Timeframing: The Art of Comics on Screens

Playful Space and Paginated Time

The combination of comics and screens bring both of these techniques—split screen and loops—into play in the same world. Split screen turns space into a game, a playful system for showing relationships between people and things. Loops turn time into a book, enabling specific ranges of time to be revealed at the user’s own pace. In our current media moment, there are plenty of raw materials around from which these types of experiences can be made.
 
As an example, the TNT miniseries Mob City, which aired last fall, launched with an elaborate Twitter campaign that involved tweeting the entire script of the first episode. Some tweets were text only; some combined text and an image; and some were text and a Vine video loop.
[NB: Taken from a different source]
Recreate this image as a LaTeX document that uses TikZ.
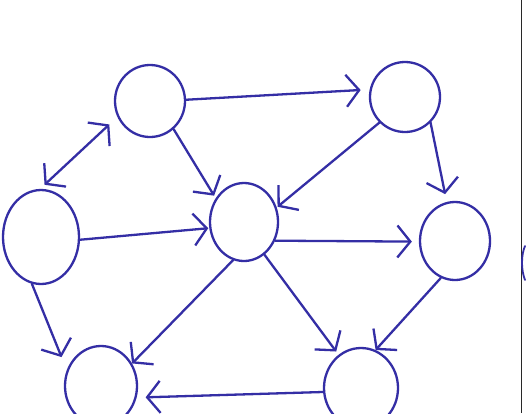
\documentclass[tikz,border=0pt]{standalone}
\usetikzlibrary{shapes.geometric,arrows.meta}
\definecolor{ink}{RGB}{52,46,165}
\definecolor{edgegray}{RGB}{40,40,40}
\begin{document}
\begin{tikzpicture}[x=1pt,y=-1pt,
  pen/.style={draw=ink,line width=2.3pt,line cap=round,line join=round},
  vertex/.style={pen,ellipse,inner sep=0pt},
  link/.style={pen,-{Straight Barb[length=13pt,width=32pt]}},
]
\fill[white] (0,0) rectangle (526,413);
\useasboundingbox (0,0) rectangle (526,413);

% vertices
\node[vertex,minimum width=70pt,minimum height=72pt] (A) at (150,101) {};
\node[vertex,minimum width=70pt,minimum height=70pt] (B) at (405,97) {};
\node[vertex,minimum width=76pt,minimum height=94pt] (C) at (41,237) {};
\node[vertex,minimum width=68pt,minimum height=78pt] (D) at (244,222) {};
\node[vertex,minimum width=70pt,minimum height=78pt] (E) at (455,241) {};
\node[vertex,minimum width=72pt,minimum height=80pt] (F) at (101,386) {};
\node[vertex,minimum width=74pt,minimum height=80pt] (G) at (361,388) {};

% directed edges
\draw[link,shorten >=9pt] (A.2) -- (B.168);
\draw[link,shorten >=3pt] (A.-50) -- (D.140);
\draw[pen,{Straight Barb[length=13pt,width=32pt]}-{Straight Barb[length=13pt,width=32pt]},
      shorten <=11pt,shorten >=6pt] (A.206) -- (C.91);
\draw[link,shorten >=1pt] (C.-4) -- (D.190);
\draw[link,shorten >=1pt] (B.225) -- (D.24);
\draw[link,shorten >=8pt] (B.-45) -- (E.102);
\draw[link,shorten >=7pt] (D.-31) -- (E.181);
\draw[link] (D.254) -- (F.36);
\draw[link,shorten >=14pt] (C.259) -- (F.155);
\draw[link,shorten >=4pt] (D.302) -- (G.124);
\draw[link] (E.249) -- (G.69);
\draw[link,shorten >=9pt] (G.186) -- (F.342);

% edge of the sheet
\draw[edgegray,line width=1.3pt] (521.5,0) -- (521.5,413);
\draw[pen,line width=1.8pt] (525,246) .. controls (521,255) and (521,270) .. (525,280);
\end{tikzpicture}
\end{document}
A special website for the promotion made it possible to scroll through the tweets and, in separate columns, watch as the actors commented on specific lines or clips. As I explored the site, it occurred to me that its creators had inadvertently published the raw materials for a digital comic, and so I decided to try adapting a portion of the script using the same technology I developed for Upgrade Soul.
 
This technology, called Panoply and created as an add-on for the popular Unity game engine, makes it possible to have precise control over how panels move and change from step to step, while still maintaining a smooth, momentum-like feel.
 
You can see here the first scene of the Mob City script, reformatted as a new digital comic that combines the images and looped Vine videos, with the text of the tweets appearing as captions.
 
What I wanted to show with this experiment is that the Mob City promotion, in its original form, actually already was a digital comic—a temporal map spatially juxtaposing vignettes of time—and that, in fact, digital comics are already all around us in the media landscape, whether we call them that or not. Reality shows, video games, web sites, all are finding their own ways to combine the spatialized temporal map that McCloud identifies as essential to comics, with various forms of serialized time, including time driven by the user’s gestures.